INSTRUCTIONS TO FOLLOW
Retype word for word the first line of the listing and each line after it up to the line with "plt.rcParams['font.family'] = ['Open", with the pictures taken out.

GIVEN DATA
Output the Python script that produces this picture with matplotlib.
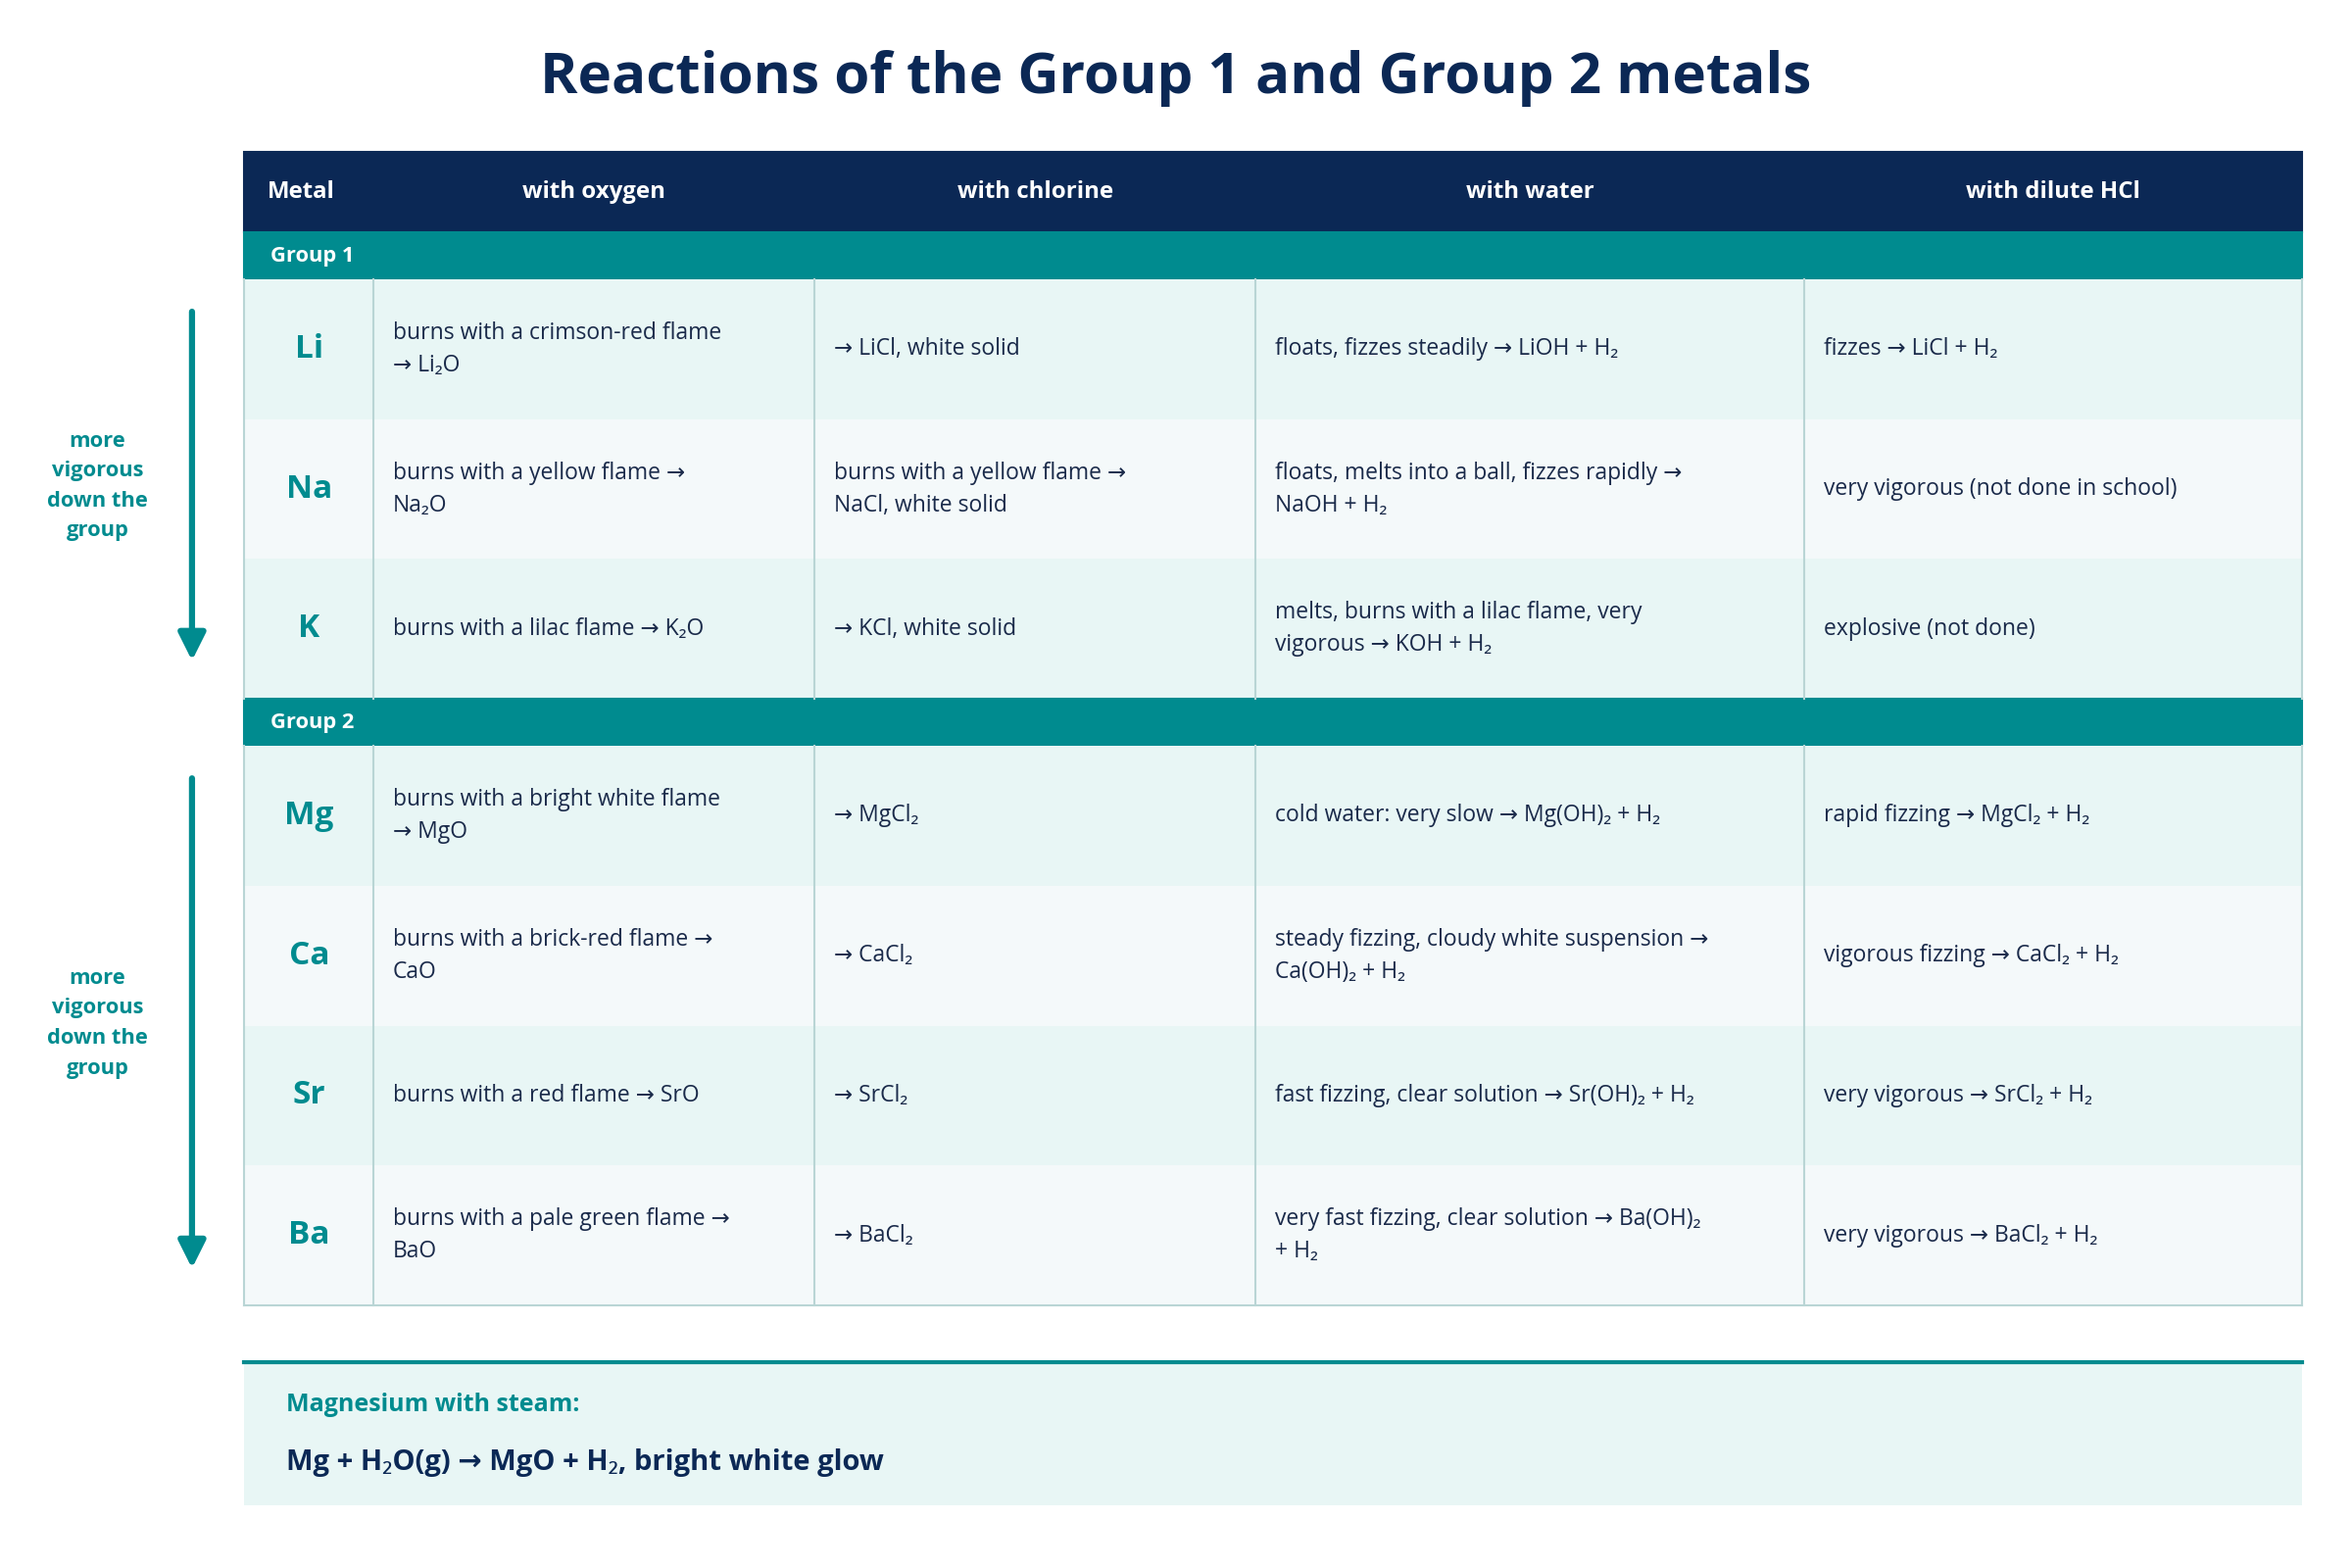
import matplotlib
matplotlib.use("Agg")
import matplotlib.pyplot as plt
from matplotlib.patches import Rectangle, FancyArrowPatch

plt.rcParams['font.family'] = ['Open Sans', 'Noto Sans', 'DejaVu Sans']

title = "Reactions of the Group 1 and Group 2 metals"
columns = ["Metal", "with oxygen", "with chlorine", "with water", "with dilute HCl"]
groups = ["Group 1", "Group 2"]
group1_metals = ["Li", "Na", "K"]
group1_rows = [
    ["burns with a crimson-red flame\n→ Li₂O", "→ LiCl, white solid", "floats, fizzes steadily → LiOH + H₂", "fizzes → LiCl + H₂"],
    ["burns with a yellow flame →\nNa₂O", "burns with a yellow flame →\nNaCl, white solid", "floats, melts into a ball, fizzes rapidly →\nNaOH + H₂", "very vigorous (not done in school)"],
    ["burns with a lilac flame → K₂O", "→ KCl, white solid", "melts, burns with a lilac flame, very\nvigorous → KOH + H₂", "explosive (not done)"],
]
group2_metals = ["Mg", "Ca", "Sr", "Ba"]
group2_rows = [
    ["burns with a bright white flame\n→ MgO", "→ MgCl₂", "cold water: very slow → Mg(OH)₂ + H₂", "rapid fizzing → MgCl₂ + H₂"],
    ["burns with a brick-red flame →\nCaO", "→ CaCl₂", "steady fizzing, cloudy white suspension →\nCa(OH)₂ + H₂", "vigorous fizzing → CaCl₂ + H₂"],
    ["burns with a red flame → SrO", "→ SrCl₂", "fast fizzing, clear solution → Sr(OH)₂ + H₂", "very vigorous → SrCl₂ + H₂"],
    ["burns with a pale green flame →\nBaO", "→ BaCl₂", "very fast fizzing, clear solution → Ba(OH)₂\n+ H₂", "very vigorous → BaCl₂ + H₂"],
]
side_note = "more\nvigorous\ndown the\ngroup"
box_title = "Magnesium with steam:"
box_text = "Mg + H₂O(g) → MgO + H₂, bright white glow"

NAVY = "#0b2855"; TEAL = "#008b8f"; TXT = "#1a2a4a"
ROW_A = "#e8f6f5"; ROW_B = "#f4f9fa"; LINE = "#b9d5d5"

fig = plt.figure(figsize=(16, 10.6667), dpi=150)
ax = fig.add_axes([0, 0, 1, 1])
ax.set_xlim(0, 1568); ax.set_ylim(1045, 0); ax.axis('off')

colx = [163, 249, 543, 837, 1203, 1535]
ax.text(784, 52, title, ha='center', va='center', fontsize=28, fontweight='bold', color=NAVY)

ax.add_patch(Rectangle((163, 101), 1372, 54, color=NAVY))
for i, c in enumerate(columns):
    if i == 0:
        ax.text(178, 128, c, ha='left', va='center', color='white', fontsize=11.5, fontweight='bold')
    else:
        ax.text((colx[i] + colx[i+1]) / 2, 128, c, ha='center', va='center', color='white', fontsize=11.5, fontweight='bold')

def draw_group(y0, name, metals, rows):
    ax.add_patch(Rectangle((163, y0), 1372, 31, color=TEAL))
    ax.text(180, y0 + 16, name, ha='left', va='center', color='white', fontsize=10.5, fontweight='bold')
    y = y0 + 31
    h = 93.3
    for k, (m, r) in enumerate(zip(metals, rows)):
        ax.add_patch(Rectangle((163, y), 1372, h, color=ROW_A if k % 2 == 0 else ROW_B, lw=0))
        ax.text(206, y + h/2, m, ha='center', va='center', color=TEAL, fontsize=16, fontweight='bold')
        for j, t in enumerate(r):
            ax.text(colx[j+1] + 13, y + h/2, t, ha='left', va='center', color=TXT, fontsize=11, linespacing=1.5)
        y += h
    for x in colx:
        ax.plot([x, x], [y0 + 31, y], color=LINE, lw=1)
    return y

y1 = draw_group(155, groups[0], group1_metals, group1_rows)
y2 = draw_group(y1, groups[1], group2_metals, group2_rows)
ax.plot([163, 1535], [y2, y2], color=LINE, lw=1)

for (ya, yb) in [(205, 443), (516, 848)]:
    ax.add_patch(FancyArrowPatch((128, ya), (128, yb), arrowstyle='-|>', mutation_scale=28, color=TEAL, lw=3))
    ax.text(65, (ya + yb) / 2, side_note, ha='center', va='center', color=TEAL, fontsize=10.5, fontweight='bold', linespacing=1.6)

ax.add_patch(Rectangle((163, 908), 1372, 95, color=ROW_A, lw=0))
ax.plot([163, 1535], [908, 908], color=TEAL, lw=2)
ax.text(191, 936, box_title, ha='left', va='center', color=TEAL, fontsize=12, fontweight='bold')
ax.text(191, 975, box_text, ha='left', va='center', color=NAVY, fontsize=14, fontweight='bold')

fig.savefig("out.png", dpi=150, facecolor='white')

CORRECT RESPONSE
Output the Python script that produces this picture with matplotlib.
import matplotlib
matplotlib.use("Agg")
import matplotlib.pyplot as plt
from matplotlib.patches import Rectangle, FancyArrowPatch

plt.rcParams['font.family'] = ['Open Sans', 'Noto Sans', 'DejaVu Sans']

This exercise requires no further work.